I find her a delight to be with. The two of us went to Cork together last weekend and she was such a charming companion. She was lovely with all of the elderly relatives. She was lovely with me. And she makes me laugh. We watched “The Lives of Others” recently and she commented, “I know it’s the fault of the repressive State but honestly, if we’d lived with you in East Germany, you would have been disastrous.” Funny because it’s true, people.
She is very wise. I am not sure why that should be but it is. I find her advice helpful and thoughtful. As she says herself, she is a wise owl in training. She reads a great deal; almost all of it very serious and worthy. A lot of it in French which is even more serious and more worthy. She gets this from her father who loves a serious book. Not from me, I’m rereading Harry Potter.
She seems very cool and trendy to me though, as she pointed out, if I think this, it is, basically, the kiss of death.
She is very good about telling us where she’s going and who she is with. She travels around the city, the suburbs and surrounding counties without any difficulty whatsoever. Her travel card is her most precious possession. I find myself praying she won’t be injured while riding her bicycle in town. Is it any wonder that I have become infinitely tedious on the subject of segregated cycle lanes?
This academic year has seen her change and grow a lot. The three months in France made a big difference but so did the freedom from the school academic routine. When she got back from France she had work experience one day a week; she also did a university law and politics course one day a week as part of an early university entrance programme; and then when she was in school they did different things – first aid, driving, the school musical, making a radio show. It was all pretty good, I think. It may be part of the reason why she described herself as being like a battery chicken who has experienced going free range but is now being sent back to the coop. I think she has strong views on our education system and they may not be entirely positive.
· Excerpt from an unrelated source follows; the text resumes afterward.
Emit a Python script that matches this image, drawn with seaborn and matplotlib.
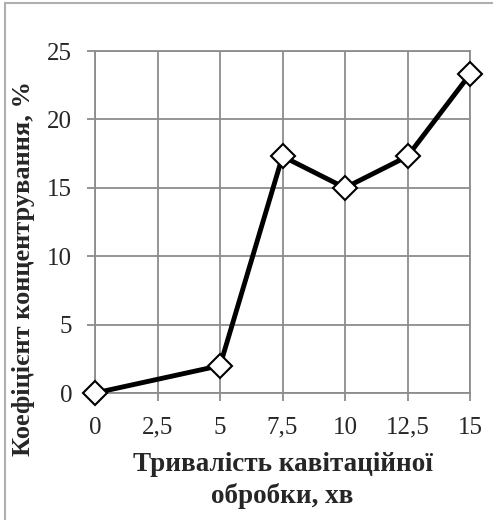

Earlier today, I saw her off on a plane to Zambia (via Madrid and Addis Ababa, mmm) where she and some classmates are going on a school tour (can I point out that all we got for our school tour was a trip to Stratford-upon-Avon?). They spent the year raising money for a school and orphanage in Zambia and they’re going to visit it as part of the trip which should be eye opening for them. I am terrified that she will get malaria, a terror not remotely helped by my father who snorted when he heard where she was going and feared that she would certainly get something. He’s a bit of a pessimist my father. I’m hopeful she will have a fantastic time but I am a little bit afraid. Honestly, this seems to be the basic state of being a parent of a 16 year old: I’m a little bit afraid at every new step but hopeful that it will all be fine, even better than fine, perhaps.